Dieser eigentliche Handlungsteil des Films (die einführende Familiengeschichte fällt zu lange, zu langweilig aus; das Ende hingegen lapidar kurz) wurde von Ang Lee als geradezu magische Parabel auf offenem Wasser inszeniert. Phosphoreszierende Quallen und leuchtende Sterne, die wackelige Balance zwischen Mensch und Tier, die Schönheit und die Gewalten der Natur, all das bietet eine märchenhafte Kulisse, in der es plätschert und gluckst.

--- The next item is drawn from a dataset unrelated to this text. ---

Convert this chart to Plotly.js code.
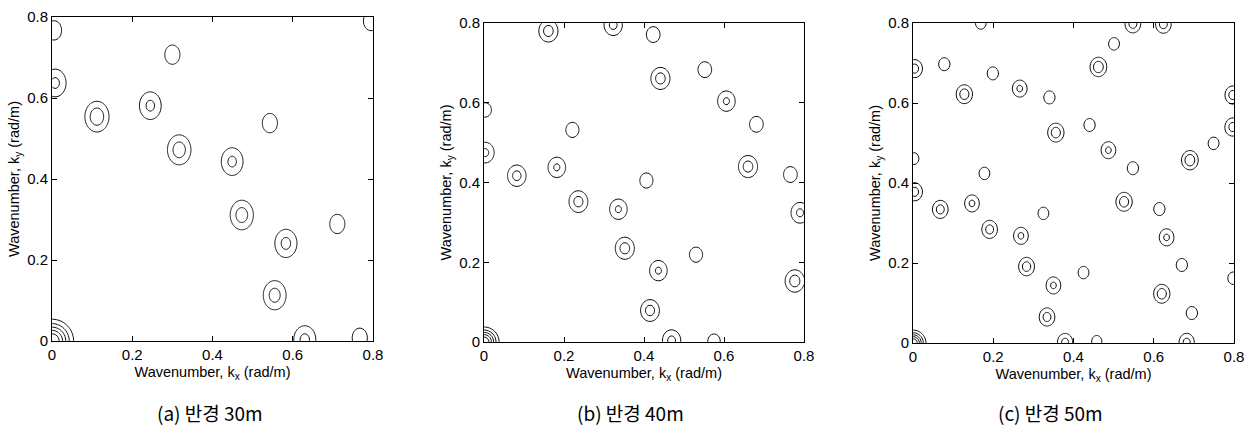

Und wenn nicht so viel Feuchtigkeit im Spiel wäre, könnte man sagen, Tiger und Bub sind bestens in Watte eingepackt, so wenig Sorge wird dem Publikum um deren Wohlergehen abverlangt. Dass die große Raubkatze selbst der Tricktechnik zu verdanken ist, macht aus dem Film auf engstem Raum dann doch ein kleines Wunder. Mit einem „zahmen“ Tiger und vielen Montagen wäre das Lee’sche Harmoniepaket schlicht unmöglich, würden dessen Bilder vor allem clumsy wirken. Dass Lee sich auf Nuancen visueller Sprache versteht, lässt sich auch am Umgang mit 3D ablesen. „Life of Pi“ ist der bislang vielleicht überzeugendste Umgang mit dieser Technik. Während der Regisseur auf ins Bild ragende Stäbe oder dem Zuseher entgegenklatschende Pranken verzichtet, konzentriert er sich ganz auf die räumliche Inszenierung selbst. Der Handlungsraum ist letztlich so fantastisch wie die Geschichtsversion des Erzählers, und genauso wirkt dieser Erzählraum auch unter Lee’s künstlerischer Aufsicht. Verglichen mit den Schilderungen aus der Jugendzeit in einem sonnendurchfluteten Indien und dem ozeanischen Gleichklang nimmt sich die dritte, letzte Zeitebene, die Gegenwart des Erzählers, allerdings recht nüchtern, fast traurig aus. Nichts scheint besser als die Erinnerung, die letztlich auch eine Frage des Glaubens ist.